Living in the Present with John Prine (Tom Piazza, 10/08/18, Oxford American)

The last time I wrote a profile of a musician—that Jimmy Martin piece, twenty-two years ago—I ended up backstage at the Grand Ole Opry. Crowded hallways with people hollering and pushing their way through, musicians in jeweled suits warming up with fiddles and guitars, people telling jokes and other people squeezing past on their way to the stage. Jimmy had gotten drunk at his house, and I had to drive us to Opryland in his midnight-blue Lincoln stretch limo, which kept stalling out; when we got there he tried to pick a fight with Ricky Skaggs and almost managed to punch out Bill Anderson. So far the worst thing that’s happened on this trip is that Prine hogged all the tiramisu last night. And now we are going to a shoe store. A shoe store, I think—this is what twenty-two years can do for you.

We walk into the store, and John heads for a display where leather Top-Siders are lined up. I look around the shop. I’ve been having trouble with my own feet, actually. The salesperson greets me respectfully and calls me “sir.” As long as John’s trying out shoes I figure there’s nothing to lose by looking at some myself. There’s a slightly weird-looking pair, a dove-gray hybrid of sneaker, boat shoe, and walking shoe.

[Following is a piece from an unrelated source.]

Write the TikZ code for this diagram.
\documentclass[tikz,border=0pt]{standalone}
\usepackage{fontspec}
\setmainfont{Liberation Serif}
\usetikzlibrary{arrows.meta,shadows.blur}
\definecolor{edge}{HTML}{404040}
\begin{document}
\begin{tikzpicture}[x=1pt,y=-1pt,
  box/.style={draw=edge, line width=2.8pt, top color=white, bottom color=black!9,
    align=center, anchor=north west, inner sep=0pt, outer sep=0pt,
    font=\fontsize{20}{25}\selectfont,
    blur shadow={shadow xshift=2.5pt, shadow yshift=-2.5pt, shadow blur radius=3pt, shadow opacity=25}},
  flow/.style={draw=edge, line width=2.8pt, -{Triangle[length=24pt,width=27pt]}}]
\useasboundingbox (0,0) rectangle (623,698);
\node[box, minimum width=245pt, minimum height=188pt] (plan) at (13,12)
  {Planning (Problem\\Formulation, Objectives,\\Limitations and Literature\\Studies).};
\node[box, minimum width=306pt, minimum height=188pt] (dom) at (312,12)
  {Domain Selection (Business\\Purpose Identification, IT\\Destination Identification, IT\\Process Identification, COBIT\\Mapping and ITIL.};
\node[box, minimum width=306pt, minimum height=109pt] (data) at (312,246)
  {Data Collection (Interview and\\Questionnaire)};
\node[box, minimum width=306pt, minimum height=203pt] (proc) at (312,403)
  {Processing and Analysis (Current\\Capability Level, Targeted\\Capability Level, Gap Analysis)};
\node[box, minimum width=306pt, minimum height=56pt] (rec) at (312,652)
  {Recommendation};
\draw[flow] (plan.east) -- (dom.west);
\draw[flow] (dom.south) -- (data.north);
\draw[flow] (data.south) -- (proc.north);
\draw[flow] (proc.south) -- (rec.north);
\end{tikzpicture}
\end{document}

I ask the clerk for a pair in 10 1/2; he brings them and they feel pretty good, incredibly lightweight, although there is a lot of room up by my toes, and the tops of the shoes have a kind of weird pucker; they look like space shoes. I ask the clerk if I can see a pair of tens.

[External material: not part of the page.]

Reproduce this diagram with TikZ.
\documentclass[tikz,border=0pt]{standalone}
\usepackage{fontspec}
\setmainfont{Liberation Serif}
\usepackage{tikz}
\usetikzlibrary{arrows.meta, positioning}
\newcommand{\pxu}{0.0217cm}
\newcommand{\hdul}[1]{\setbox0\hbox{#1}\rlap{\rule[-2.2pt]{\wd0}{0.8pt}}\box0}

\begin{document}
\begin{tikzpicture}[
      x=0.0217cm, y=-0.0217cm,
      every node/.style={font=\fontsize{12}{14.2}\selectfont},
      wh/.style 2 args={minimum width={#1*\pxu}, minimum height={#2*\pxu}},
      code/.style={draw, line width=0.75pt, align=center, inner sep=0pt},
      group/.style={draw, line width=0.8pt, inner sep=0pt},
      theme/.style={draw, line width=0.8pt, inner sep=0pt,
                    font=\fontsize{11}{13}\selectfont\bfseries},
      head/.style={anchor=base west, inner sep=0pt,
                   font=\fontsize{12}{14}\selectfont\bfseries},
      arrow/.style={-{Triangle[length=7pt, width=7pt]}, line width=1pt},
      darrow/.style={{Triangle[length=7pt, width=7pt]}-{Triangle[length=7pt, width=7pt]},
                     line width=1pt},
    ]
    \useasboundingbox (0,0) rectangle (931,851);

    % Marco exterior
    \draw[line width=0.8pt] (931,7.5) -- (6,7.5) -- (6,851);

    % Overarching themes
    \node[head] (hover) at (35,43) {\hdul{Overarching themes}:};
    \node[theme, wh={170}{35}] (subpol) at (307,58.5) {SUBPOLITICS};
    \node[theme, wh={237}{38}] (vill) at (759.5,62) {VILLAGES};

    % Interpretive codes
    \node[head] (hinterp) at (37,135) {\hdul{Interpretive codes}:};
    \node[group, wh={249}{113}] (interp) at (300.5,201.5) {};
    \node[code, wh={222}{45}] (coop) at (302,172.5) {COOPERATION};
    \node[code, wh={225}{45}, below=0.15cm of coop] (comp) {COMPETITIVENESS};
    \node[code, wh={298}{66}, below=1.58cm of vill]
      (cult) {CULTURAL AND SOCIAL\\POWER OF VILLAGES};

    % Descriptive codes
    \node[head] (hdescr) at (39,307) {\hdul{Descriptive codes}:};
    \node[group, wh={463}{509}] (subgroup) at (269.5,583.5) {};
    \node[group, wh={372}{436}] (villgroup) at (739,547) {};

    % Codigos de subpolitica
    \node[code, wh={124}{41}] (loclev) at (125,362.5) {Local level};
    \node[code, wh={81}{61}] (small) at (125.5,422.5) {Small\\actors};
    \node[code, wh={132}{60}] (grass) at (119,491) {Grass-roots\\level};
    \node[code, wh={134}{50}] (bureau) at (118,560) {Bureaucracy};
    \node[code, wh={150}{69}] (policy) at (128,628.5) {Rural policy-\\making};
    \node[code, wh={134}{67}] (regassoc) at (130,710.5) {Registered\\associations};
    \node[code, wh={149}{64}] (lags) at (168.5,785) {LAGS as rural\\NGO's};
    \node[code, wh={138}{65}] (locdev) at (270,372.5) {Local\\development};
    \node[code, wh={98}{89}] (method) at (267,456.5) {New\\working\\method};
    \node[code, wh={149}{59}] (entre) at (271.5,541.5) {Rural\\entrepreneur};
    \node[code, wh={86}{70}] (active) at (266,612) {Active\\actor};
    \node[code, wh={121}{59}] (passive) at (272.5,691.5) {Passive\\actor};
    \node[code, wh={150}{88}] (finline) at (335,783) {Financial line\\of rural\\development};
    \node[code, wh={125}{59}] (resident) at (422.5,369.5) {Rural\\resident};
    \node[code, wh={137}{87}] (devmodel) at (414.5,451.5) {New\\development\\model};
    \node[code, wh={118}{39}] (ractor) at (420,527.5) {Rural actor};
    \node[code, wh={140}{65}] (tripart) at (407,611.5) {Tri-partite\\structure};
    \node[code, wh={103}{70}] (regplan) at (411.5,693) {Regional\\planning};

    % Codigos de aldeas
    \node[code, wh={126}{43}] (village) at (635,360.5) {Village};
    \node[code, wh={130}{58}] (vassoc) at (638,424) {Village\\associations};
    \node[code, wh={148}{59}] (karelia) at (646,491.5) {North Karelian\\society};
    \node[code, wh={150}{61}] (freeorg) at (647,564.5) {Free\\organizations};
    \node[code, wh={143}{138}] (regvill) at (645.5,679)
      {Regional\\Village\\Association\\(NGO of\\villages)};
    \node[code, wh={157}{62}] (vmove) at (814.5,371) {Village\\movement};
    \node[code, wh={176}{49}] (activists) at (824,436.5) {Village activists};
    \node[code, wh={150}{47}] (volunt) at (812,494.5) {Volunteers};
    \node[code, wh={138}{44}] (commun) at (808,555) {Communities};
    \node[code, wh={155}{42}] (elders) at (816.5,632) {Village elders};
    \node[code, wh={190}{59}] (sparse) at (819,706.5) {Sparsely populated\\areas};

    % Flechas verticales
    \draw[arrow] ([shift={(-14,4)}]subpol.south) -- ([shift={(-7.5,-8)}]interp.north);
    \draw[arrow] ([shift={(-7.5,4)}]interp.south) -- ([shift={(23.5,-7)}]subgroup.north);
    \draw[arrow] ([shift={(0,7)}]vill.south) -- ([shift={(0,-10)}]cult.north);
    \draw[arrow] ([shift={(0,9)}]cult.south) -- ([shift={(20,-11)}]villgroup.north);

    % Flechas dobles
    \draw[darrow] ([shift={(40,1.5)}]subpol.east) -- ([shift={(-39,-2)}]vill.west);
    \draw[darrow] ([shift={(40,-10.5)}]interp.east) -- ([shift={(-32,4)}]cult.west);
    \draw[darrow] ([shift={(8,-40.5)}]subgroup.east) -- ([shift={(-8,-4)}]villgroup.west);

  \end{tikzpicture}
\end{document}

While I’ve been doing this, John has settled on a pair of boat shoes featuring extremely shiny brass eyelets. They are some seriously bright eyelets.

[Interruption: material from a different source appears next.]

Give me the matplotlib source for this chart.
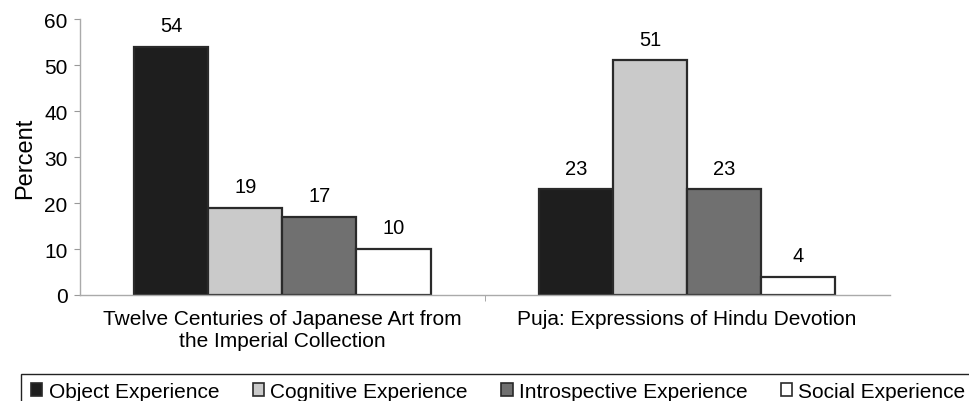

“Jeez,” I say. “You’ll have to wear sunglasses to cut down on the glare.”

“They feel great,” he says, walking back and forth.

“It’s nice they throw in the shoes when you buy the eyelets.”

“I can black them out with a magic marker.”

We both buy the shoes we’ve been looking at. We walk outside into the heat and stand in front of the store, holding our shopping bags. I’m trying not to imagine what we must look like. We put on our sunglasses. “There’s your article, right there,” he says. “Buying shoes with John Prine!”